Re: American Media

Hi Are Flagan,

It may sound silly to say that American media is exaggerated, and it
probably provoked the expression, "Duh?!", but when I say "media" I mean
anything from what's on TV to a website with a few thousand readers. Many
people tend to be anti-mega-corporations and blindly condemn anything big
and embrace anything small, but I find this unreasonable. In a similar way,
just because some media company is small, does not mean that it does not
exaggerate. Most anything from the other side of the fence appear
exaggerated. When you believe in something, you tend to exaggerate, and I do
not see any problem in this. I do not particularly blame any media or any
individual for doing this. What I do instead is to listen to any of them and
try to assess how much of that information I should accept to be true for
myself. And, I do not blindly assume that everything is exaggerated either.
This is why you probably felt that my statement was a silly understatement.
Thus for me, ANY media (including "The O'Reilly Report", though I've never
seen it) can be useful.

Also, at a meta level, the mainstream media is very useful in that they tend
to focus in on the issues that the average Americans find amusing,
interesting, and/or scary. It is interesting and useful to know what the
majority is thinking and feeling, regardless of what you are thinking and
feeling. I do not believe, as some people do, that the sole purpose of the
media giants is to manipulate the masses to their own liking. There may be
some of that at work but I believe the forces are 50/50 between the media
and their audience. After all, it is a business. They are in it to make
money. They cannot afford to push their own political agendas if they do not
get the viewer rating. They wish they could get a big rating for whatever
they broadcast, but this is not possible for them.

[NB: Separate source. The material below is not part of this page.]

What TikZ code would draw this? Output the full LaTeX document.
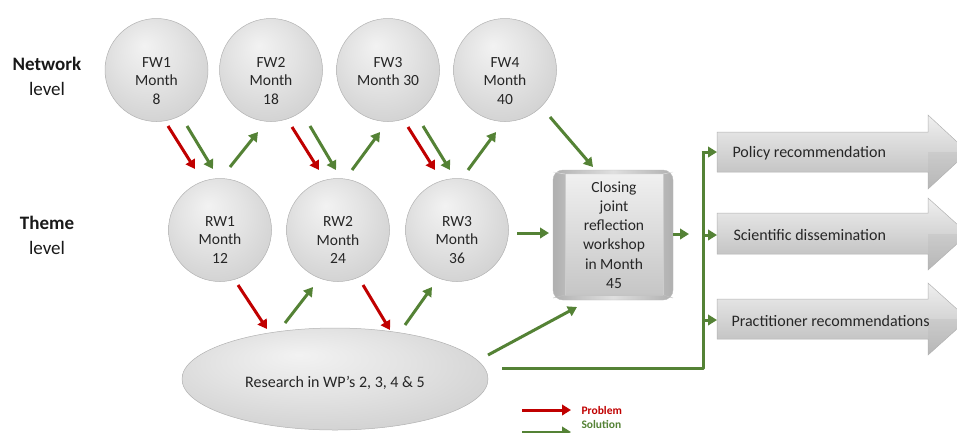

A suburban white girl gets kidnapped, the media is all over it. An urban
black girl gets kidnapped, and no one hears about it. Many believe that
there are some media executives whose ideological goal is to suppress the
misfortunes of the black people, but this is difficult to imagine. Most
media executives are, in the end, just interested in money. It is hard to
imagine that they would go out of their ways to suppress something that
could otherwise get a big rating, for their own ideals.

I once read an interview with an ideologically minded reporter who was keen
on covering the misfortunes of the blacks, where he said the ratings of
these news items were always a failure. The people were simply not
interested. Eventually this reporter gave up his ideology, not because the
media company let him down, but because the people did. If there is a
problem in American media, we as the audience are just as guilty of it.
Simply to blame the media is not constructive.

-Dyske


Dyske Suematsu
http://www.dyske.com
Where Nothing Is Everything

Comments

, Are

Re: 2/13/03 10:58, "Dyske Suematsu" <[email protected]>:

> They are in it to make
> money. They cannot afford to push their own political agendas if they do not
> get the viewer rating.

I meant no offense with my parody. If you had the dubious pleasure of tuning
in to one daily O'Reilly Report, like millions of Americans do, you will
better see what I mean about the brain "working" in mysterious ways when
filtered through the airwaves. The point you are missing is the roles of
production and reproduction in American society. Media perform a primary
role in maintaining the social order through the reproduction of its
ideological underpinnings, which return to secure control of and access to
the monopolized means of production. By definition, the media are involved
in a certain duplicity to hide the extractions of profits and obfuscate the
links between their message, money and politics. The voice of the consumer
here is the same as the one heard in the manufactured democracy of polling.
It's all about producing favorable demographics in a white collar world.
(e.g., see today's buried story about the Enron tax reports. They apparently
paid NO taxes for several years in the 90s, while executive perks for the
period were described as "eye-popping." How comes this is not the biggest
"news," just as budget deficits are putting the US into a borderline
bankruptcy, with the largest debt *any* nation has *ever* seen?)